I am experimenting with ways to deal with overplotting in R, and one thing I want to try is to plot individual points but color them by the density of their neighborhood. In order to do this I would need to compute a 2D kernel density estimate at each point. However, it seems that the standard kernel density estimation functions are all grid-based. Is there a function for computing 2D kernel density estimates at specific points that I specify? I would imagine a function that takes x and y vectors as arguments and returns a vector of density estimates.
15
votes
Is there a specific reason why alpha blending or more standard binning approaches (like hexagonal binning) aren't sufficient?
– joran
I want outliers to be clearly visible as individual points. Alpha belnding makes the outliers faint, and hexagonal binning turns them into entire hexagons instead of single points. Kernel density estimation on the entire grid does a good job for most of the data, but all the outlier points turn into little gaussian "puffs", so I want to instead compute the kernel density estimate and use it to assign a color to each point. This would produce essentially the same appearance as the grid-based approach wherever lots of points overlap, but would make outliers plainly visible as discrete points.
– Ryan C. Thompson
2 Answers
6
votes
If I understand what you want to do, it could be achieved by fitting a smoothing model to the grid density estimate and then using that to predict the density at each point you are interested in. For example:
# Simulate some data and put in data frame DF
n <- 100
x <- rnorm(n)
y <- 3 + 2* x * rexp(n) + rnorm(n)
# add some outliers
y[sample(1:n,20)] <- rnorm(20,20,20)
DF <- data.frame(x,y)
# Calculate 2d density over a grid
library(MASS)
dens <- kde2d(x,y)
# create a new data frame of that 2d density grid
# (needs checking that I haven't stuffed up the order here of z?)

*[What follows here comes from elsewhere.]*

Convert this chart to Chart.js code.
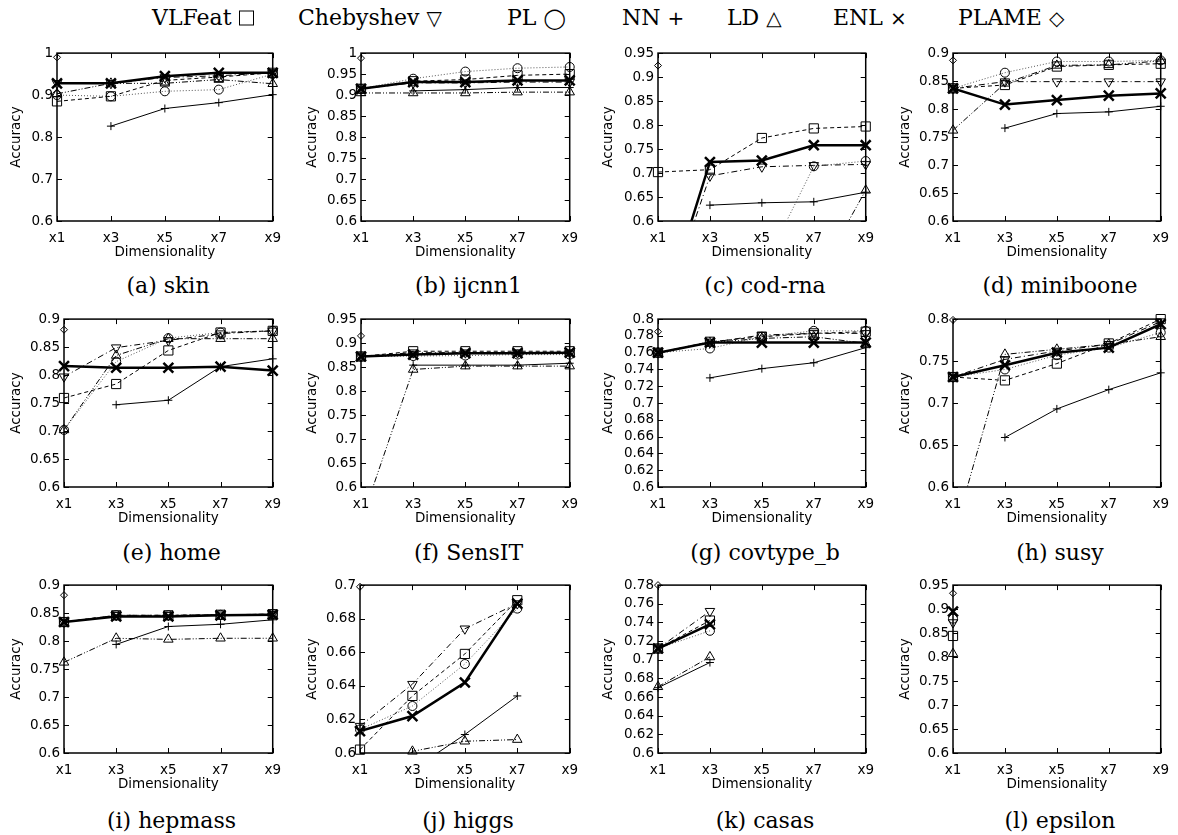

gr <- data.frame(with(dens, expand.grid(x,y)), as.vector(dens$z))
names(gr) <- c("xgr", "ygr", "zgr")
# Fit a model
mod <- loess(zgr~xgr*ygr, data=gr)
# Apply the model to the original data to estimate density at that point
DF$pointdens <- predict(mod, newdata=data.frame(xgr=x, ygr=y))
# Draw plot
library(ggplot2)
ggplot(DF, aes(x=x,y=y, color=pointdens)) + geom_point()
Or, if I just change n 10^6 we get
4
votes
I eventually found the precise function I was looking for: interp.surface
from the fields
package. From the help text:
Uses bilinear weights to interpolate values on a rectangular grid to arbitrary locations or to another grid.